• Available data
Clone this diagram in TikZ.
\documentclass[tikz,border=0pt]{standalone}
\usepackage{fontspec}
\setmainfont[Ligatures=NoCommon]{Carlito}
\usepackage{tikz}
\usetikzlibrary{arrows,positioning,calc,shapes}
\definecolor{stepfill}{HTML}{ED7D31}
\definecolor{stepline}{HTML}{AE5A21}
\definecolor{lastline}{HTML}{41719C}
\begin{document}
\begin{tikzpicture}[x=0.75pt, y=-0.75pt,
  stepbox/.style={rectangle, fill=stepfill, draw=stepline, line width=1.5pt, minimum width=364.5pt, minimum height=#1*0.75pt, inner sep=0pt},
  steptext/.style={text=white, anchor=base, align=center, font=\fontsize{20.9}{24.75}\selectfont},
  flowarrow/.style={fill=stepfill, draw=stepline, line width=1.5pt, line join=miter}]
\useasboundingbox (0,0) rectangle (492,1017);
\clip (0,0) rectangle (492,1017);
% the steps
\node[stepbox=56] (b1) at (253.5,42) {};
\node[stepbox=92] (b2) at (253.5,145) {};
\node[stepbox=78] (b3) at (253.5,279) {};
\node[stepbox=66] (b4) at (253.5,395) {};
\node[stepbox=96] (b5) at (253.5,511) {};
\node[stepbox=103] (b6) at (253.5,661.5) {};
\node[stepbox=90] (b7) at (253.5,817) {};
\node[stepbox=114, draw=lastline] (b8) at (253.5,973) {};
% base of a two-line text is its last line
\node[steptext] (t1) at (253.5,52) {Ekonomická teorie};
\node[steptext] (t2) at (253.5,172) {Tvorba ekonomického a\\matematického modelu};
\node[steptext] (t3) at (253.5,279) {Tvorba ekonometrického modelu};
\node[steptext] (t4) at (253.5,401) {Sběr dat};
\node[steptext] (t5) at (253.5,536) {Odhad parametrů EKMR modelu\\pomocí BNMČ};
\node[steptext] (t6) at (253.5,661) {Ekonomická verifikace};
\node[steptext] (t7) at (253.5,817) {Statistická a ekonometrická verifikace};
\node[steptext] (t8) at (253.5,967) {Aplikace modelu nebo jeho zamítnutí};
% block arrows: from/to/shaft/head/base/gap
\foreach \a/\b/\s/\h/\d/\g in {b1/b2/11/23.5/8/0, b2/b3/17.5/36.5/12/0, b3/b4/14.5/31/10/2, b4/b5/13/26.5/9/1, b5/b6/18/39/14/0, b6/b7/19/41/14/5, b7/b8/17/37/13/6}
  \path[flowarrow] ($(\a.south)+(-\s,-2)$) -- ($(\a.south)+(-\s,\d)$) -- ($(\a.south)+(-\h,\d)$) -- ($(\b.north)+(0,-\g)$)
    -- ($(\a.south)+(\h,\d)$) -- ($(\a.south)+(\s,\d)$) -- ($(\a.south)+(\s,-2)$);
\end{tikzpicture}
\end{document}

• Instruction
Give back all the data exactly as written.

• Full solution
Clone this diagram in TikZ.
\documentclass[tikz,border=0pt]{standalone}
\usepackage{fontspec}
\setmainfont[Ligatures=NoCommon]{Carlito}
\usepackage{tikz}
\usetikzlibrary{arrows,positioning,calc,shapes}
\definecolor{stepfill}{HTML}{ED7D31}
\definecolor{stepline}{HTML}{AE5A21}
\definecolor{lastline}{HTML}{41719C}
\begin{document}
\begin{tikzpicture}[x=0.75pt, y=-0.75pt,
  stepbox/.style={rectangle, fill=stepfill, draw=stepline, line width=1.5pt, minimum width=364.5pt, minimum height=#1*0.75pt, inner sep=0pt},
  steptext/.style={text=white, anchor=base, align=center, font=\fontsize{20.9}{24.75}\selectfont},
  flowarrow/.style={fill=stepfill, draw=stepline, line width=1.5pt, line join=miter}]
\useasboundingbox (0,0) rectangle (492,1017);
\clip (0,0) rectangle (492,1017);
% the steps
\node[stepbox=56] (b1) at (253.5,42) {};
\node[stepbox=92] (b2) at (253.5,145) {};
\node[stepbox=78] (b3) at (253.5,279) {};
\node[stepbox=66] (b4) at (253.5,395) {};
\node[stepbox=96] (b5) at (253.5,511) {};
\node[stepbox=103] (b6) at (253.5,661.5) {};
\node[stepbox=90] (b7) at (253.5,817) {};
\node[stepbox=114, draw=lastline] (b8) at (253.5,973) {};
% base of a two-line text is its last line
\node[steptext] (t1) at (253.5,52) {Ekonomická teorie};
\node[steptext] (t2) at (253.5,172) {Tvorba ekonomického a\\matematického modelu};
\node[steptext] (t3) at (253.5,279) {Tvorba ekonometrického modelu};
\node[steptext] (t4) at (253.5,401) {Sběr dat};
\node[steptext] (t5) at (253.5,536) {Odhad parametrů EKMR modelu\\pomocí BNMČ};
\node[steptext] (t6) at (253.5,661) {Ekonomická verifikace};
\node[steptext] (t7) at (253.5,817) {Statistická a ekonometrická verifikace};
\node[steptext] (t8) at (253.5,967) {Aplikace modelu nebo jeho zamítnutí};
% block arrows: from/to/shaft/head/base/gap
\foreach \a/\b/\s/\h/\d/\g in {b1/b2/11/23.5/8/0, b2/b3/17.5/36.5/12/0, b3/b4/14.5/31/10/2, b4/b5/13/26.5/9/1, b5/b6/18/39/14/0, b6/b7/19/41/14/5, b7/b8/17/37/13/6}
  \path[flowarrow] ($(\a.south)+(-\s,-2)$) -- ($(\a.south)+(-\s,\d)$) -- ($(\a.south)+(-\h,\d)$) -- ($(\b.north)+(0,-\g)$)
    -- ($(\a.south)+(\h,\d)$) -- ($(\a.south)+(\s,\d)$) -- ($(\a.south)+(\s,-2)$);
\end{tikzpicture}
\end{document}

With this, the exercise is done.